* **AIM OF THE EXERCISE**:
Repeat the full listing below verbatim and keep the images out.
## Start PROVIDED DATA
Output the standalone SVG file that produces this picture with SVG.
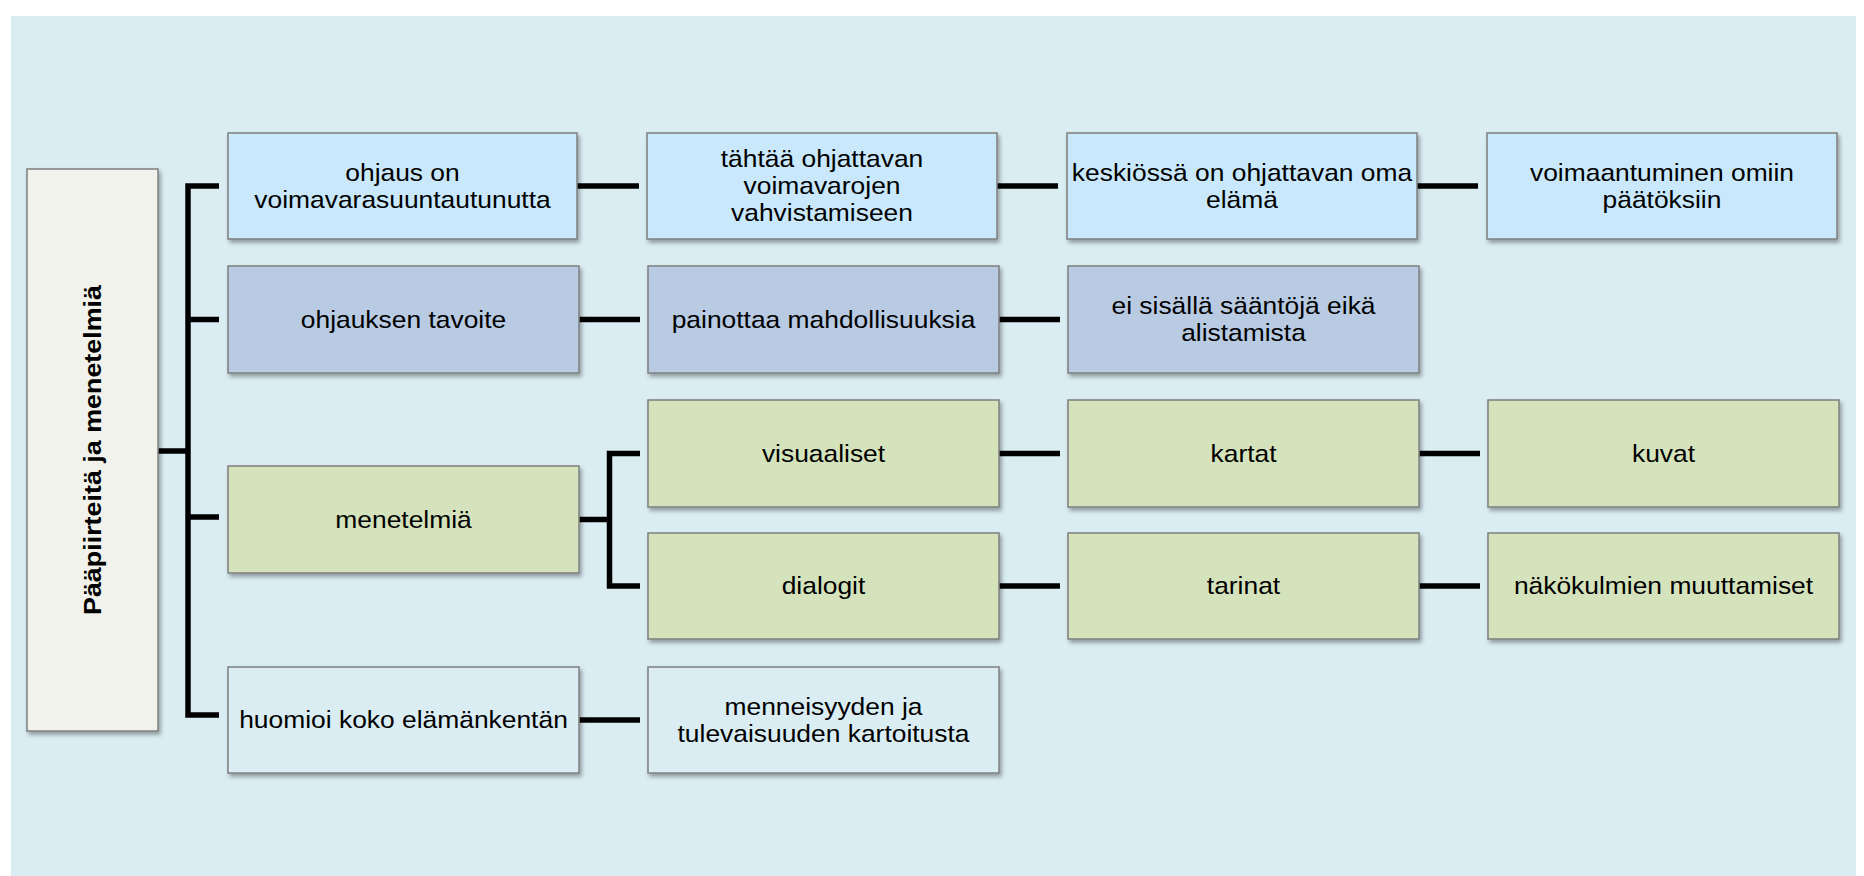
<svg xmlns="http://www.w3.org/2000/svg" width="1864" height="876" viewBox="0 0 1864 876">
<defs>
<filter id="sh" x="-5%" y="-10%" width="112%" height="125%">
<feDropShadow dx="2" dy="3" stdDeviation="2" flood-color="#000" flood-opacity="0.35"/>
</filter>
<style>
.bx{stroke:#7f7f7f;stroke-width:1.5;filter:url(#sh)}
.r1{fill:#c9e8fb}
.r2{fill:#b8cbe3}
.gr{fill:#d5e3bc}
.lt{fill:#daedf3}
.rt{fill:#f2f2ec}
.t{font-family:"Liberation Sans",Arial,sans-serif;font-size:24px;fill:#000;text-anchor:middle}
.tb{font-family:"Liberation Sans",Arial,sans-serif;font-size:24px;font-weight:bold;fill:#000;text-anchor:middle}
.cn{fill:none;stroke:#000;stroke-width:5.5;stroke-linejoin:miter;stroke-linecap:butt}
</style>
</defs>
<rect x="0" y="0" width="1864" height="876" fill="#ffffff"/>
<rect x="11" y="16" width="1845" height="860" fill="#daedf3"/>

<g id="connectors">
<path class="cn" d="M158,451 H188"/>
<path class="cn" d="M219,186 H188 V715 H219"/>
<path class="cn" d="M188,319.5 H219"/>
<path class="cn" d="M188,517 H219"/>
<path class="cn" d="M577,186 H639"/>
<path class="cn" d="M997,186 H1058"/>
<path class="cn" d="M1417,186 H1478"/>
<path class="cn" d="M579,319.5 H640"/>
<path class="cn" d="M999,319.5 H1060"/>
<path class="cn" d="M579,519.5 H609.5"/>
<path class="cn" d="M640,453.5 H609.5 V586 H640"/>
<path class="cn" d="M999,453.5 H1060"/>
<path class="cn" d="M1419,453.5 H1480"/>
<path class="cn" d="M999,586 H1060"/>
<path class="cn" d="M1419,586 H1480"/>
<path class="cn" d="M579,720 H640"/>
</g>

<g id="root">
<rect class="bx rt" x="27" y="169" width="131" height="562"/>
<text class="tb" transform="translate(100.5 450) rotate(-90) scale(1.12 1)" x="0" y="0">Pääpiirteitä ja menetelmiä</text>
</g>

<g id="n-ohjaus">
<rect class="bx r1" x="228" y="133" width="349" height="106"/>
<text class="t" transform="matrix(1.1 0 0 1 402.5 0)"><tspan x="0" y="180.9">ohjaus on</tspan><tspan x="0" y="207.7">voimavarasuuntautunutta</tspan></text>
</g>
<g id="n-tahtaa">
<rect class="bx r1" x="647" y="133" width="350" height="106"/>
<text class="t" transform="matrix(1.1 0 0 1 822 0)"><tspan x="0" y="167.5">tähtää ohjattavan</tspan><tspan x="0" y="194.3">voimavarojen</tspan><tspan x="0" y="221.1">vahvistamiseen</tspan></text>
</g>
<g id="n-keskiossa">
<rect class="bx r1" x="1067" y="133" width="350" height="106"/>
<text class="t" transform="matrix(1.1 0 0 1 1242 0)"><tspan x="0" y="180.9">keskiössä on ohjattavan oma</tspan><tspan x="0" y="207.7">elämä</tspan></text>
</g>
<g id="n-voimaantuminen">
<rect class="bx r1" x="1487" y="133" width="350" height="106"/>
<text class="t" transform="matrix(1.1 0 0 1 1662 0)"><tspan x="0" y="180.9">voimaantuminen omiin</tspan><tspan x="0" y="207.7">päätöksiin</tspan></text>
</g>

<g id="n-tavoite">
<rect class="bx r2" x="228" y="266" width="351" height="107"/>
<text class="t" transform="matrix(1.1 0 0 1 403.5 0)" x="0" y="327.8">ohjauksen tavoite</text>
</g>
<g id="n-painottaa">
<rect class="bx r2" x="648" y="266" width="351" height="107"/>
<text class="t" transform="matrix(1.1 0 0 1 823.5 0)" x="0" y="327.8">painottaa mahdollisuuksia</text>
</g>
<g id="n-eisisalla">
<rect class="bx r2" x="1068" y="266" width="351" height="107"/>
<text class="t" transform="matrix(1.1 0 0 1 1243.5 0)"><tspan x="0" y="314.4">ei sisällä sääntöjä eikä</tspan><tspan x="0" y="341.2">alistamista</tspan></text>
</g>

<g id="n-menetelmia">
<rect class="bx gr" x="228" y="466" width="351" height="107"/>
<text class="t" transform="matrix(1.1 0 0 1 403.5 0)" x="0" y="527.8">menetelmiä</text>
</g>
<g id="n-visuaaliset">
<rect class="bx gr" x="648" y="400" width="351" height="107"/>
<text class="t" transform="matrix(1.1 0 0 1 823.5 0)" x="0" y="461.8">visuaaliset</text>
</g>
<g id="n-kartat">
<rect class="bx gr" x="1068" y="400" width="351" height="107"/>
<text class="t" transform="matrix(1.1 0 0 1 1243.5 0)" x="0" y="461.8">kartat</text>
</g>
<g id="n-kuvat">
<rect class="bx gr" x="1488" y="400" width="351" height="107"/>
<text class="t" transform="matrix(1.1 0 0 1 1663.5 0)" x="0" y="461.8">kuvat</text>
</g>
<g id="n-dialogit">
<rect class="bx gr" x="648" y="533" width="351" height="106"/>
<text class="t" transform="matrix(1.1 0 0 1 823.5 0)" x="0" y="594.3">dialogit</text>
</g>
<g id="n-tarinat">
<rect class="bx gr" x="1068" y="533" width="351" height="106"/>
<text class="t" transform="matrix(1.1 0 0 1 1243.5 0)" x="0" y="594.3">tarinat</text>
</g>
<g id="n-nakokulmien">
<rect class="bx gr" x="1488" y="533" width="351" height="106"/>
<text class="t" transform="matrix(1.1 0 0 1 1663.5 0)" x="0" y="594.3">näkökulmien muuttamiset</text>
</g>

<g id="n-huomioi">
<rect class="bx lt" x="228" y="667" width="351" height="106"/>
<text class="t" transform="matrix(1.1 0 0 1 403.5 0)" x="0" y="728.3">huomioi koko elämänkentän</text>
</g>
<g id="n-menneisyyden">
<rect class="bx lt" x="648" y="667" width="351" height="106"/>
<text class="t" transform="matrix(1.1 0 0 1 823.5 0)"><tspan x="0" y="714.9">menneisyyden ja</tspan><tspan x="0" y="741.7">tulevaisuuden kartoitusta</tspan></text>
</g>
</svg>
## End PROVIDED DATA
* **PROBLEM SOLUTION**:
Output the standalone SVG file that produces this picture with SVG.
<svg xmlns="http://www.w3.org/2000/svg" width="1864" height="876" viewBox="0 0 1864 876">
<defs>
<filter id="sh" x="-5%" y="-10%" width="112%" height="125%">
<feDropShadow dx="2" dy="3" stdDeviation="2" flood-color="#000" flood-opacity="0.35"/>
</filter>
<style>
.bx{stroke:#7f7f7f;stroke-width:1.5;filter:url(#sh)}
.r1{fill:#c9e8fb}
.r2{fill:#b8cbe3}
.gr{fill:#d5e3bc}
.lt{fill:#daedf3}
.rt{fill:#f2f2ec}
.t{font-family:"Liberation Sans",Arial,sans-serif;font-size:24px;fill:#000;text-anchor:middle}
.tb{font-family:"Liberation Sans",Arial,sans-serif;font-size:24px;font-weight:bold;fill:#000;text-anchor:middle}
.cn{fill:none;stroke:#000;stroke-width:5.5;stroke-linejoin:miter;stroke-linecap:butt}
</style>
</defs>
<rect x="0" y="0" width="1864" height="876" fill="#ffffff"/>
<rect x="11" y="16" width="1845" height="860" fill="#daedf3"/>

<g id="connectors">
<path class="cn" d="M158,451 H188"/>
<path class="cn" d="M219,186 H188 V715 H219"/>
<path class="cn" d="M188,319.5 H219"/>
<path class="cn" d="M188,517 H219"/>
<path class="cn" d="M577,186 H639"/>
<path class="cn" d="M997,186 H1058"/>
<path class="cn" d="M1417,186 H1478"/>
<path class="cn" d="M579,319.5 H640"/>
<path class="cn" d="M999,319.5 H1060"/>
<path class="cn" d="M579,519.5 H609.5"/>
<path class="cn" d="M640,453.5 H609.5 V586 H640"/>
<path class="cn" d="M999,453.5 H1060"/>
<path class="cn" d="M1419,453.5 H1480"/>
<path class="cn" d="M999,586 H1060"/>
<path class="cn" d="M1419,586 H1480"/>
<path class="cn" d="M579,720 H640"/>
</g>

<g id="root">
<rect class="bx rt" x="27" y="169" width="131" height="562"/>
<text class="tb" transform="translate(100.5 450) rotate(-90) scale(1.12 1)" x="0" y="0">Pääpiirteitä ja menetelmiä</text>
</g>

<g id="n-ohjaus">
<rect class="bx r1" x="228" y="133" width="349" height="106"/>
<text class="t" transform="matrix(1.1 0 0 1 402.5 0)"><tspan x="0" y="180.9">ohjaus on</tspan><tspan x="0" y="207.7">voimavarasuuntautunutta</tspan></text>
</g>
<g id="n-tahtaa">
<rect class="bx r1" x="647" y="133" width="350" height="106"/>
<text class="t" transform="matrix(1.1 0 0 1 822 0)"><tspan x="0" y="167.5">tähtää ohjattavan</tspan><tspan x="0" y="194.3">voimavarojen</tspan><tspan x="0" y="221.1">vahvistamiseen</tspan></text>
</g>
<g id="n-keskiossa">
<rect class="bx r1" x="1067" y="133" width="350" height="106"/>
<text class="t" transform="matrix(1.1 0 0 1 1242 0)"><tspan x="0" y="180.9">keskiössä on ohjattavan oma</tspan><tspan x="0" y="207.7">elämä</tspan></text>
</g>
<g id="n-voimaantuminen">
<rect class="bx r1" x="1487" y="133" width="350" height="106"/>
<text class="t" transform="matrix(1.1 0 0 1 1662 0)"><tspan x="0" y="180.9">voimaantuminen omiin</tspan><tspan x="0" y="207.7">päätöksiin</tspan></text>
</g>

<g id="n-tavoite">
<rect class="bx r2" x="228" y="266" width="351" height="107"/>
<text class="t" transform="matrix(1.1 0 0 1 403.5 0)" x="0" y="327.8">ohjauksen tavoite</text>
</g>
<g id="n-painottaa">
<rect class="bx r2" x="648" y="266" width="351" height="107"/>
<text class="t" transform="matrix(1.1 0 0 1 823.5 0)" x="0" y="327.8">painottaa mahdollisuuksia</text>
</g>
<g id="n-eisisalla">
<rect class="bx r2" x="1068" y="266" width="351" height="107"/>
<text class="t" transform="matrix(1.1 0 0 1 1243.5 0)"><tspan x="0" y="314.4">ei sisällä sääntöjä eikä</tspan><tspan x="0" y="341.2">alistamista</tspan></text>
</g>

<g id="n-menetelmia">
<rect class="bx gr" x="228" y="466" width="351" height="107"/>
<text class="t" transform="matrix(1.1 0 0 1 403.5 0)" x="0" y="527.8">menetelmiä</text>
</g>
<g id="n-visuaaliset">
<rect class="bx gr" x="648" y="400" width="351" height="107"/>
<text class="t" transform="matrix(1.1 0 0 1 823.5 0)" x="0" y="461.8">visuaaliset</text>
</g>
<g id="n-kartat">
<rect class="bx gr" x="1068" y="400" width="351" height="107"/>
<text class="t" transform="matrix(1.1 0 0 1 1243.5 0)" x="0" y="461.8">kartat</text>
</g>
<g id="n-kuvat">
<rect class="bx gr" x="1488" y="400" width="351" height="107"/>
<text class="t" transform="matrix(1.1 0 0 1 1663.5 0)" x="0" y="461.8">kuvat</text>
</g>
<g id="n-dialogit">
<rect class="bx gr" x="648" y="533" width="351" height="106"/>
<text class="t" transform="matrix(1.1 0 0 1 823.5 0)" x="0" y="594.3">dialogit</text>
</g>
<g id="n-tarinat">
<rect class="bx gr" x="1068" y="533" width="351" height="106"/>
<text class="t" transform="matrix(1.1 0 0 1 1243.5 0)" x="0" y="594.3">tarinat</text>
</g>
<g id="n-nakokulmien">
<rect class="bx gr" x="1488" y="533" width="351" height="106"/>
<text class="t" transform="matrix(1.1 0 0 1 1663.5 0)" x="0" y="594.3">näkökulmien muuttamiset</text>
</g>

<g id="n-huomioi">
<rect class="bx lt" x="228" y="667" width="351" height="106"/>
<text class="t" transform="matrix(1.1 0 0 1 403.5 0)" x="0" y="728.3">huomioi koko elämänkentän</text>
</g>
<g id="n-menneisyyden">
<rect class="bx lt" x="648" y="667" width="351" height="106"/>
<text class="t" transform="matrix(1.1 0 0 1 823.5 0)"><tspan x="0" y="714.9">menneisyyden ja</tspan><tspan x="0" y="741.7">tulevaisuuden kartoitusta</tspan></text>
</g>
</svg>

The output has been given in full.